REQUIREMENT — From the listing below, extract each line containing the string "this".
# RECORDS start
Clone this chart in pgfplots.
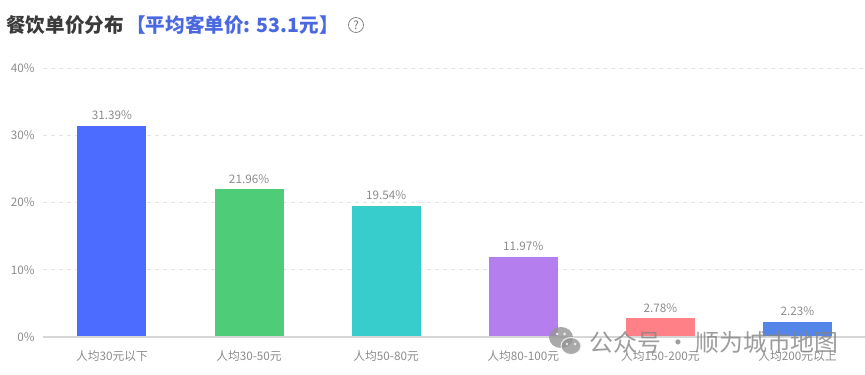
\documentclass[border=0pt]{standalone}
\usepackage{fontspec}
\usepackage{pgfplots}
\pgfplotsset{compat=1.18}
\setmainfont{Noto Sans CJK SC}
\definecolor{tickc}{HTML}{8C8C8C}
\definecolor{titlec}{HTML}{3A3A3A}
\definecolor{bluet}{HTML}{4A68E0}
\begin{document}
\begin{tikzpicture}[x=0.75pt,y=0.75pt]
\useasboundingbox (0,0) rectangle (865,375);
\fill[white] (0,0) rectangle (865,375);
\begin{axis}[
  at={(32.55pt,28.5pt)},anchor=south west,
  scale only axis,
  width=616.95pt,height=201.75pt,
  xmin=-0.5,xmax=5.5,ymin=0,ymax=40,
  axis x line=bottom,axis y line=left,
  axis line style={draw=none},
  xtick={0,1,2,3,4,5},
  xticklabels={人均30元以下,人均30-50元,人均50-80元,人均80-100元,人均150-200元,人均200元以上},
  ytick={0,10,20,30,40},
  yticklabels={0\%,10\%,20\%,30\%,40\%},
  ymajorgrids,
  grid style={draw=black!10,line width=0.6pt,dash pattern=on 2.5pt off 3.5pt},
  major tick length=0pt,
  tick label style={font=\fontsize{8.8}{10}\selectfont,text=tickc},
  xticklabel style={yshift=-7pt},
  yticklabel style={xshift=-3pt},
  clip=false,
  /pgf/number format/assume math mode=true,
  every node near coord/.append style={font=\fontsize{8.8}{10}\selectfont,text=tickc,yshift=1pt},
  nodes near coords={\pgfmathprintnumber[fixed,fixed zerofill,precision=2,assume math mode=true]{\pgfplotspointmeta}\%},
  ybar,bar width=51.75pt,
]
\addplot[bar shift=0pt,fill={rgb,255:red,76;green,107;blue,255},draw=none] coordinates {(0,31.39)};
\addplot[bar shift=0pt,fill={rgb,255:red,79;green,204;blue,120},draw=none] coordinates {(1,21.96)};
\addplot[bar shift=0pt,fill={rgb,255:red,55;green,205;blue,205},draw=none] coordinates {(2,19.54)};
\addplot[bar shift=0pt,fill={rgb,255:red,180;green,126;blue,238},draw=none] coordinates {(3,11.97)};
\addplot[bar shift=0pt,fill={rgb,255:red,255;green,128;blue,134},draw=none] coordinates {(4,2.78)};
\addplot[bar shift=0pt,fill={rgb,255:red,84;green,133;blue,232},draw=none] coordinates {(5,2.23)};
\draw[black!16,line width=0.8pt] (axis cs:-0.5,0) -- (axis cs:5.5,0);
\end{axis}
% title
\node[anchor=west,inner sep=0pt,font=\fontsize{14.7}{16}\selectfont\bfseries,text=titlec] at (6,350) {餐饮单价分布};
\node[anchor=west,inner sep=0pt,font=\fontsize{14.7}{16}\selectfont\bfseries,text=bluet] at (126,350) {【平均客单价: 53.1元】};
\draw[black!55,line width=0.5pt] (356,350) circle (7.5);
\node[inner sep=0pt,font=\fontsize{8.5}{9}\selectfont,text=black!55] at (356,350) {?};
% watermark
\begin{scope}[opacity=0.8]
\fill[black!42] (561,37.5) ellipse (12 and 10.5);
\fill[black!42] (571,29) ellipse (10 and 8.5);
\draw[white,line width=0.8pt] (571,29) ellipse (10 and 8.5);
\fill[white] (557,41) circle (1.5) (564.5,41) circle (1.5) (567,31) circle (1.3) (575,31) circle (1.3);
\node[anchor=west,inner sep=0pt,font=\fontsize{17.9}{19}\selectfont,text=black!48] at (589,33) {公众号 · 顺为城市地图};
\end{scope}
\end{tikzpicture}
\end{document}
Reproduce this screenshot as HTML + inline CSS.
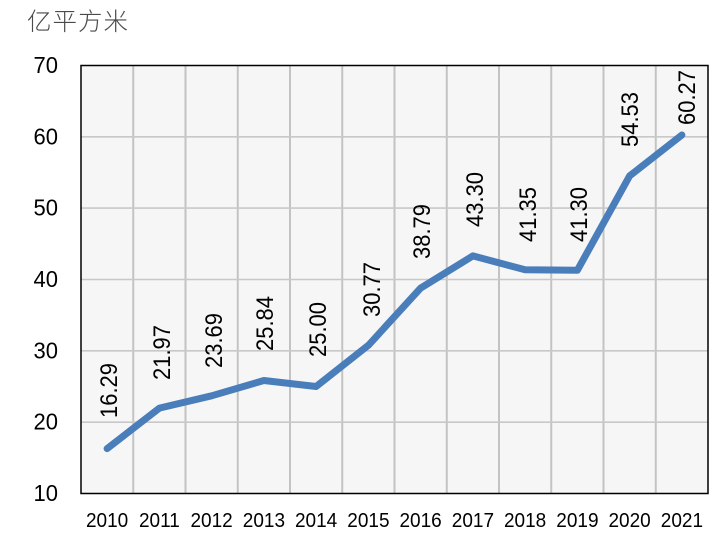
<!DOCTYPE html>
<html>
<head>
<meta charset="utf-8">
<style>
  html,body{margin:0;padding:0;background:#ffffff;}
  svg{display:block;}
  .t{font-family:"Liberation Sans","Noto Sans CJK SC",sans-serif;fill:#000;}
</style>
</head>
<body>
<svg width="723" height="546" viewBox="0 0 723 546" xmlns="http://www.w3.org/2000/svg">
  <rect x="0" y="0" width="723" height="546" fill="#ffffff"/>
  <!-- title -->
  <text x="27" y="30" font-family="'Noto Sans CJK SC','WenQuanYi Zen Hei',sans-serif" font-size="24.5" font-weight="300" fill="#4a4a4a" letter-spacing="1">亿平方米</text>

  <!-- plot background -->
  <rect x="81" y="65.5" width="627" height="428" fill="#f6f6f6"/>

  <!-- vertical grid lines -->
  <g stroke="#c3c3c3" stroke-width="2">
    <line x1="133.25" y1="65.5" x2="133.25" y2="493.5"/>
    <line x1="185.5" y1="65.5" x2="185.5" y2="493.5"/>
    <line x1="237.75" y1="65.5" x2="237.75" y2="493.5"/>
    <line x1="290" y1="65.5" x2="290" y2="493.5"/>
    <line x1="342.25" y1="65.5" x2="342.25" y2="493.5"/>
    <line x1="394.5" y1="65.5" x2="394.5" y2="493.5"/>
    <line x1="446.75" y1="65.5" x2="446.75" y2="493.5"/>
    <line x1="499" y1="65.5" x2="499" y2="493.5"/>
    <line x1="551.25" y1="65.5" x2="551.25" y2="493.5"/>
    <line x1="603.5" y1="65.5" x2="603.5" y2="493.5"/>
    <line x1="655.75" y1="65.5" x2="655.75" y2="493.5"/>
  </g>
  <!-- horizontal grid lines -->
  <g stroke="#c8c8c8" stroke-width="1.6">
    <line x1="81" y1="136.8" x2="708" y2="136.8"/>
    <line x1="81" y1="208.1" x2="708" y2="208.1"/>
    <line x1="81" y1="279.5" x2="708" y2="279.5"/>
    <line x1="81" y1="350.8" x2="708" y2="350.8"/>
    <line x1="81" y1="422.2" x2="708" y2="422.2"/>
  </g>

  <!-- plot border -->
  <rect x="81" y="65.5" width="627" height="428" fill="none" stroke="#000" stroke-width="1.5"/>

  <!-- y axis labels -->
  <g class="t" font-size="22" text-anchor="end">
    <text transform="translate(58,73) scale(1,1.05)">70</text>
    <text transform="translate(58,144.3) scale(1,1.05)">60</text>
    <text transform="translate(58,215.6) scale(1,1.05)">50</text>
    <text transform="translate(58,287) scale(1,1.05)">40</text>
    <text transform="translate(58,358.3) scale(1,1.05)">30</text>
    <text transform="translate(58,429.7) scale(1,1.05)">20</text>
    <text transform="translate(58,501) scale(1,1.05)">10</text>
  </g>

  <!-- x axis labels -->
  <g class="t" font-size="19" text-anchor="middle">
    <text transform="translate(107.1,527) scale(1,1.08)">2010</text>
    <text transform="translate(159.4,527) scale(1,1.08)">2011</text>
    <text transform="translate(211.6,527) scale(1,1.08)">2012</text>
    <text transform="translate(263.9,527) scale(1,1.08)">2013</text>
    <text transform="translate(316.1,527) scale(1,1.08)">2014</text>
    <text transform="translate(368.4,527) scale(1,1.08)">2015</text>
    <text transform="translate(420.6,527) scale(1,1.08)">2016</text>
    <text transform="translate(472.9,527) scale(1,1.08)">2017</text>
    <text transform="translate(525.1,527) scale(1,1.08)">2018</text>
    <text transform="translate(577.4,527) scale(1,1.08)">2019</text>
    <text transform="translate(629.6,527) scale(1,1.08)">2020</text>
    <text transform="translate(681.9,527) scale(1,1.08)">2021</text>
  </g>

  <!-- data line -->
  <polyline fill="none" stroke="#4a7ebb" stroke-width="7" stroke-linejoin="round" stroke-linecap="round"
    points="107.1,448.6 159.4,408.1 211.6,395.8 263.9,380.5 316.1,386.5 368.4,345.3 420.6,288.1 472.9,255.9 525.1,269.8 577.4,270.2 629.6,175.9 681.9,135.0"/>

  <!-- data labels -->
  <g class="t" font-size="22">
    <text transform="translate(117,418) rotate(-90) scale(1,1.1)">16.29</text>
    <text transform="translate(170,380) rotate(-90) scale(1,1.1)">21.97</text>
    <text transform="translate(222,368) rotate(-90) scale(1,1.1)">23.69</text>
    <text transform="translate(273,351) rotate(-90) scale(1,1.1)">25.84</text>
    <text transform="translate(326,357) rotate(-90) scale(1,1.1)">25.00</text>
    <text transform="translate(380,317) rotate(-90) scale(1,1.1)">30.77</text>
    <text transform="translate(430,259) rotate(-90) scale(1,1.1)">38.79</text>
    <text transform="translate(483,227) rotate(-90) scale(1,1.1)">43.30</text>
    <text transform="translate(536,242) rotate(-90) scale(1,1.1)">41.35</text>
    <text transform="translate(587,242) rotate(-90) scale(1,1.1)">41.30</text>
    <text transform="translate(638,147) rotate(-90) scale(1,1.1)">54.53</text>
    <text transform="translate(695,125) rotate(-90) scale(1,1.1)">60.27</text>
  </g>
</svg>
</body>
</html>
# RECORDS end
ANSWER —
Clone this chart in pgfplots.
Reproduce this screenshot as HTML + inline CSS.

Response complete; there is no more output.